A to B (DFAS to explosion site) is a roughly half-hour drive

To be clear, I’m in no way suggesting that this unfortunate event was a case of domestic drones-gone-awry. One of the most gaping holes in the Kremlin’s report—if it’s real—is why were the Predator’s Hellfire missiles set on PPBES and DFAS? Time will tell, of course, and should more information come to light I’ll be updating this post. For now, though, the CIA-did-it wrap stinks of conspiratorial spittle spun out by some mouth-breathing basement-dweller bent on bringing down that socialist Kenyan commander-in-chief. I’ll stick with the gas leak.

Even still, we have no definitive cause for the burst, and no way, yet, to confirm the Russian report. “Anything right now is purely speculation,” Burris said. She added that the city is currently awaiting test results from utility and fire investigations.

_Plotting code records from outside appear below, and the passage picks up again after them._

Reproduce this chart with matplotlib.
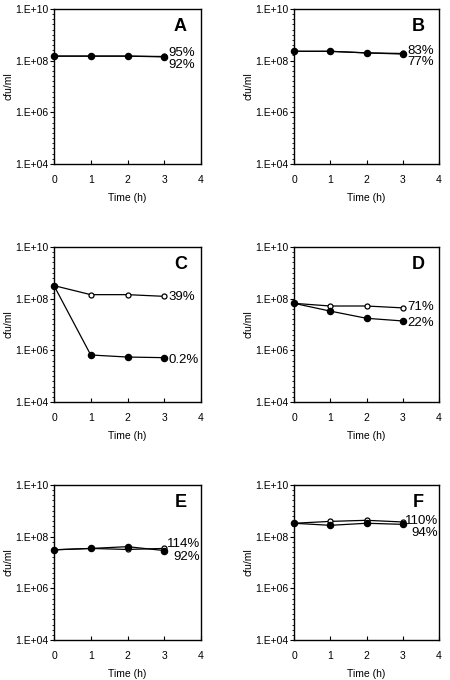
import numpy as np
import matplotlib
matplotlib.use("Agg")
import matplotlib.pyplot as plt
from matplotlib.ticker import FixedLocator

plt.rcParams['font.family'] = ['Liberation Sans', 'DejaVu Sans']

times = [0, 1, 2, 3]
panels = ['A', 'B', 'C', 'D', 'E', 'F']

A_open = [1.5e8, 1.5e8, 1.5e8, 1.45e8]
A_filled = [1.5e8, 1.5e8, 1.5e8, 1.4e8]
B_open = [2.3e8, 2.3e8, 2.0e8, 1.9e8]
B_filled = [2.3e8, 2.3e8, 2.0e8, 1.8e8]
C_open = [3.2e8, 1.43e8, 1.43e8, 1.23e8]
C_filled = [3.2e8, 6.6e5, 5.5e5, 5.2e5]
D_open = [6.6e7, 5.2e7, 5.2e7, 4.4e7]
D_filled = [6.6e7, 3.3e7, 1.74e7, 1.37e7]
E_open = [3.1e7, 3.5e7, 3.2e7, 3.5e7]
E_filled = [3.1e7, 3.5e7, 4.1e7, 2.9e7]
F_open = [3.3e8, 3.9e8, 4.3e8, 3.7e8]
F_filled = [3.3e8, 2.75e8, 3.3e8, 3.0e8]

open_pct = ['95%', '83%', '39%', '71%', '114%', '110%']
filled_pct = ['92%', '77%', '0.2%', '22%', '92%', '94%']

ytick_vals = [1e4, 1e6, 1e8, 1e10]
ytick_labels = ['1.E+04', '1.E+06', '1.E+08', '1.E+10']
xtick_vals = [0, 1, 2, 3, 4]

open_series = [A_open, B_open, C_open, D_open, E_open, F_open]
filled_series = [A_filled, B_filled, C_filled, D_filled, E_filled, F_filled]

# label positions (log10 y)
open_lab_y = [8.3, 8.37, 8.06, 7.68, 7.72, 8.61]
filled_lab_y = [7.83, 7.95, 5.63, 7.04, 7.2, 8.16]

W, H = 450, 680
fig = plt.figure(figsize=(W / 100, H / 100), dpi=100)

# pixel boxes: left, right, top, bottom
boxes = [
    (54, 201, 9, 164),
    (294, 439, 9, 164),
    (54, 201, 247, 402),
    (294, 439, 247, 402),
    (54, 201, 485, 640),
    (294, 439, 485, 640),
]
ylabel_x_px = [9, 249, 9, 249, 9, 249]

for i, (l, r, t, b) in enumerate(boxes):
    ax = fig.add_axes([l / W, (H - b) / H, (r - l) / W, (b - t) / H])
    ax.set_yscale('log')
    ax.set_ylim(1e4, 1e10)
    ax.set_xlim(0, 4)
    ax.plot(times, open_series[i], '-o', color='black', lw=0.9,
            ms=3.6, mfc='white', mec='black', mew=0.9, zorder=3, clip_on=False)
    ax.plot(times, filled_series[i], '-o', color='black', lw=0.9,
            ms=4.4, mfc='black', mec='black', zorder=4, clip_on=False)
    ax.set_yticks(ytick_vals)
    ax.set_yticklabels(ytick_labels)
    ax.yaxis.set_minor_locator(FixedLocator(10 ** np.arange(4, 10.01, 0.2)))
    ax.yaxis.set_minor_formatter(plt.NullFormatter())
    ax.set_xticks(xtick_vals)
    ax.tick_params(axis='y', which='major', direction='out', length=3, width=0.8,
                   labelsize=7.5, pad=1)
    ax.tick_params(axis='y', which='minor', direction='out', length=1.5, width=0.6)
    ax.tick_params(axis='x', which='major', direction='in', length=3, width=0.8,
                   labelsize=7.5, pad=8)
    for s in ax.spines.values():
        s.set_linewidth(1.0)
    ax.set_xlabel('Time (h)', fontsize=7.5, labelpad=6)
    ax.set_ylabel('cfu/ml', fontsize=7.5, va='center')
    ax.yaxis.set_label_coords((ylabel_x_px[i] - l) / (r - l), 0.5)
    ax.text(0.86, 0.89, panels[i], transform=ax.transAxes, fontsize=13,
            fontweight='bold', ha='center', va='center')
    if i >= 4:
        xpos, ha = 3.97, 'right'
    else:
        xpos, ha = 3.12, 'left'
    ax.text(xpos, 10 ** open_lab_y[i], open_pct[i], fontsize=9.5, ha=ha, va='center')
    ax.text(xpos, 10 ** filled_lab_y[i], filled_pct[i], fontsize=9.5, ha=ha, va='center')

fig.savefig('out.png', dpi=100, facecolor='white')
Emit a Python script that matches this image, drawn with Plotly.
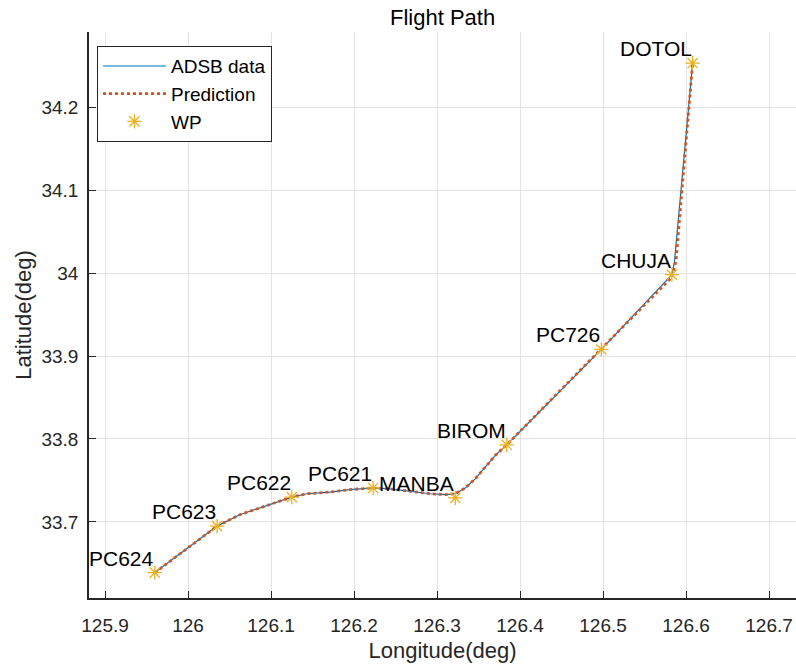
import plotly.graph_objects as go

# ADSB track (lon, lat)
adsb_lon = [125.960, 126.035, 126.063, 126.099, 126.125, 126.143, 126.171, 126.195,
            126.223, 126.243, 126.267, 126.292, 126.310, 126.322, 126.334, 126.346, 126.358,
            126.370, 126.384, 126.498, 126.583, 126.586, 126.608]
adsb_lat = [33.639, 33.695, 33.709, 33.721, 33.730, 33.734, 33.736, 33.739,
            33.741, 33.740, 33.737, 33.734, 33.733, 33.734, 33.741, 33.752, 33.766,
            33.780, 33.793, 33.908, 33.998, 34.013, 34.253]

# Predicted track (lon, lat)
pred_lon = [125.960, 126.035, 126.063, 126.099, 126.125, 126.143, 126.171, 126.195,
            126.223, 126.243, 126.267, 126.292, 126.310, 126.322, 126.334, 126.346, 126.358,
            126.370, 126.384, 126.498, 126.583, 126.588, 126.608]
pred_lat = [33.639, 33.695, 33.709, 33.721, 33.730, 33.734, 33.736, 33.739,
            33.741, 33.740, 33.737, 33.734, 33.733, 33.734, 33.741, 33.752, 33.766,
            33.780, 33.793, 33.908, 33.995, 34.015, 34.253]

# Waypoints
wp_names = ["PC624", "PC623", "PC622", "PC621", "MANBA", "BIROM", "PC726", "CHUJA", "DOTOL"]
wp_lon = [125.960, 126.035, 126.125, 126.223, 126.322, 126.384, 126.498, 126.583, 126.608]
wp_lat = [33.639, 33.695, 33.730, 33.741, 33.729, 33.793, 33.908, 33.998, 34.253]

x_ticks = [125.9, 126.0, 126.1, 126.2, 126.3, 126.4, 126.5, 126.6, 126.7]
x_tick_text = ["125.9", "126", "126.1", "126.2", "126.3", "126.4", "126.5", "126.6", "126.7"]
y_ticks = [33.7, 33.8, 33.9, 34.0, 34.1, 34.2]
y_tick_text = ["33.7", "33.8", "33.9", "34", "34.1", "34.2"]

FONT = "Liberation Sans, Arial, sans-serif"
AX = "#262626"

fig = go.Figure()
fig.add_trace(go.Scatter(x=adsb_lon, y=adsb_lat, mode="lines", name="ADSB data",
                         line=dict(color="#0072BD", width=1.2)))
fig.add_trace(go.Scatter(x=pred_lon, y=pred_lat, mode="lines", name="Prediction",
                         line=dict(color="#D95319", width=2.8, dash="dot")))
fig.add_trace(go.Scatter(x=wp_lon, y=wp_lat, mode="markers", name="WP",
                         marker=dict(symbol="asterisk-open", size=12, color="#EDB120",
                                     line=dict(color="#EDB120", width=1.3))))

for n, lo, la in zip(wp_names, wp_lon, wp_lat):
    fig.add_annotation(x=lo, y=la, text=n, showarrow=False, xanchor="right", yanchor="bottom",
                       yshift=1, xshift=1, font=dict(family=FONT, size=21, color="black"))

fig.update_layout(
    width=796, height=668,
    margin=dict(l=89, r=0, t=32, b=70),
    paper_bgcolor="white", plot_bgcolor="white",
    title=dict(text="Flight Path", x=0.556, xanchor="center", y=1 - 17 / 668, yanchor="middle",
               font=dict(family=FONT, size=22, color="black")),
    font=dict(family=FONT, color=AX),
    legend=dict(x=0.0113, y=0.975, xanchor="left", yanchor="top", bgcolor="white",
                bordercolor="#262626", borderwidth=1, font=dict(family=FONT, size=19, color="black"),
                itemwidth=63, tracegroupgap=0),
    showlegend=True,
)
fig.update_xaxes(range=[125.8807, 126.7325], tickvals=x_ticks, ticktext=x_tick_text,
                 automargin=False, ticklabelstandoff=9,
                 showgrid=True, gridcolor="#e3e3e3", gridwidth=1, zeroline=False,
                 showline=True, linecolor=AX, linewidth=1.5, ticks="inside", ticklen=7,
                 tickcolor=AX, tickfont=dict(family=FONT, size=19, color=AX),
                 title=dict(text="Longitude(deg)", font=dict(family=FONT, size=22, color=AX), standoff=8))
fig.update_yaxes(range=[33.6084, 34.2904], tickvals=y_ticks, ticktext=y_tick_text,
                 automargin=False, ticklabelstandoff=5,
                 showgrid=True, gridcolor="#e3e3e3", gridwidth=1, zeroline=False,
                 showline=True, linecolor=AX, linewidth=1.5, ticks="inside", ticklen=7,
                 tickcolor=AX, tickfont=dict(family=FONT, size=19, color=AX),
                 title=dict(text="Latitude(deg)", font=dict(family=FONT, size=22, color=AX), standoff=4))

fig.write_html("out.html", config={"displayModeBar": False},
               post_script="document.body.style.margin='0';document.body.style.overflow='hidden';")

If anything, though, the rumors raging around the fireball that consumed a sleeping community raise the spectre of hunter-killer drones stalking our skies, getting hacked, going haywire. And, most chillingly, dazed and terrified reports from those fortunate enough to have walked away unscathed from the blaze are not at all unlike those innocent civilians throughout the Middle East and Horn of Africa, where increasingly the buzz of drones up above crashes down, seemingly without warming, in shells of Hellfire.

“It was like a war zone,” Whitney Pflanzer, an area resident, told the Star. “It was silent after that. And it was dark and dusty, and I thought it was a nightmare — it was a nightmare.”